5. What is the ideal size or scope for a first project?

Answer: Keep it small and manageable — one target variable, 3–6 features, and under 10,000 rows of data. Focus more on understanding the process than building a complex model.

6. Should I include machine learning in my first project?

Answer: Yes, but keep it simple. Start with linear regression, logistic regression, or decision trees. Avoid deep learning or complex models until you're more confident.
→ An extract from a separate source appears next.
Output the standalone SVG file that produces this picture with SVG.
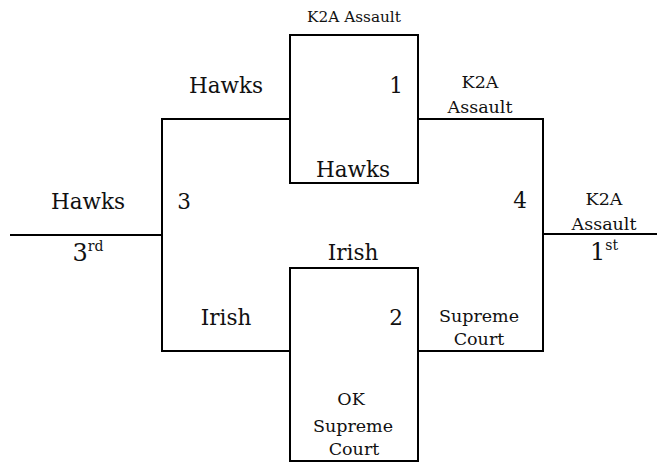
<svg xmlns="http://www.w3.org/2000/svg" width="657" height="462" viewBox="0 0 657 462">
<style>
.ln{fill:none;stroke:#000;stroke-width:2}
text{font-family:"DejaVu Serif","Liberation Serif",serif;fill:#111;text-anchor:middle}
.l{font-size:21.5px}
.m{font-size:17.5px}
.s{font-size:15.3px}
.b{font-size:24px}
.sup{font-size:14px}
</style>
<rect width="657" height="462" fill="#fff"/>
<g id="connectors">
<polyline class="ln" points="10,235 162,235"/>
<polyline class="ln" points="290,119 162,119 162,351 290,351"/>
<polyline class="ln" points="418,119 543,119 543,351 418,351"/>
<polyline class="ln" points="543,234 657,234"/>
</g>
<g id="match1">
<rect class="ln" x="290" y="35" width="128" height="148"/>
<text class="s" x="354" y="22">K2A Assault</text>
<text class="l" x="396" y="93">1</text>
<text class="l" x="353" y="177">Hawks</text>
</g>
<g id="match2">
<rect class="ln" x="290" y="268" width="128" height="193"/>
<text class="l" x="353" y="260">Irish</text>
<text class="l" x="396" y="325">2</text>
<text class="m" x="351" y="405">OK</text>
<text class="m" x="353" y="432">Supreme</text>
<text class="m" x="354" y="455">Court</text>
</g>
<g id="match3">
<text class="l" x="226" y="93">Hawks</text>
<text class="l" x="226" y="325">Irish</text>
<text class="l" x="184" y="209">3</text>
<text class="l" x="88" y="209">Hawks</text>
<text class="b" x="88" y="261">3<tspan class="sup" dy="-10">rd</tspan></text>
</g>
<g id="match4">
<text class="m" x="480" y="88">K2A</text>
<text class="m" x="480" y="113">Assault</text>
<text class="l" x="520" y="208">4</text>
<text class="m" x="479" y="322">Supreme</text>
<text class="m" x="479" y="345">Court</text>
<text class="m" x="604" y="205">K2A</text>
<text class="m" x="604" y="230">Assault</text>
<text class="b" x="604" y="260">1<tspan class="sup" dy="-10">st</tspan></text>
</g>
</svg>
7. How should I structure my project files and code?

Answer: Use:

  • notebooks/ for experiments
  • data/ for raw and cleaned datasets
  • src/ or scripts/ for reusable code
  • A README.md to explain your project
  • Use comments and markdown to document your thinking

8. What tools should I use to present or share my project?

Answer: Use:

  • Jupyter Notebooks for coding and explanations
  • GitHub for version control and showcasing
  • Markdown for documentation
  • Matplotlib/Seaborn for visualizations

9. How do I evaluate my model’s performance?

Answer: It depends on your task:

  • Classification: Accuracy, F1-score, confusion matrix
  • Regression: Mean Squared Error (MSE), Mean Absolute Error (MAE), R² Score

10. Can I include my first project in a portfolio or resume?

Answer: Absolutely! A well-documented project with clear insights, code, and visualizations is a great way to show employers that you understand the end-to-end data science process.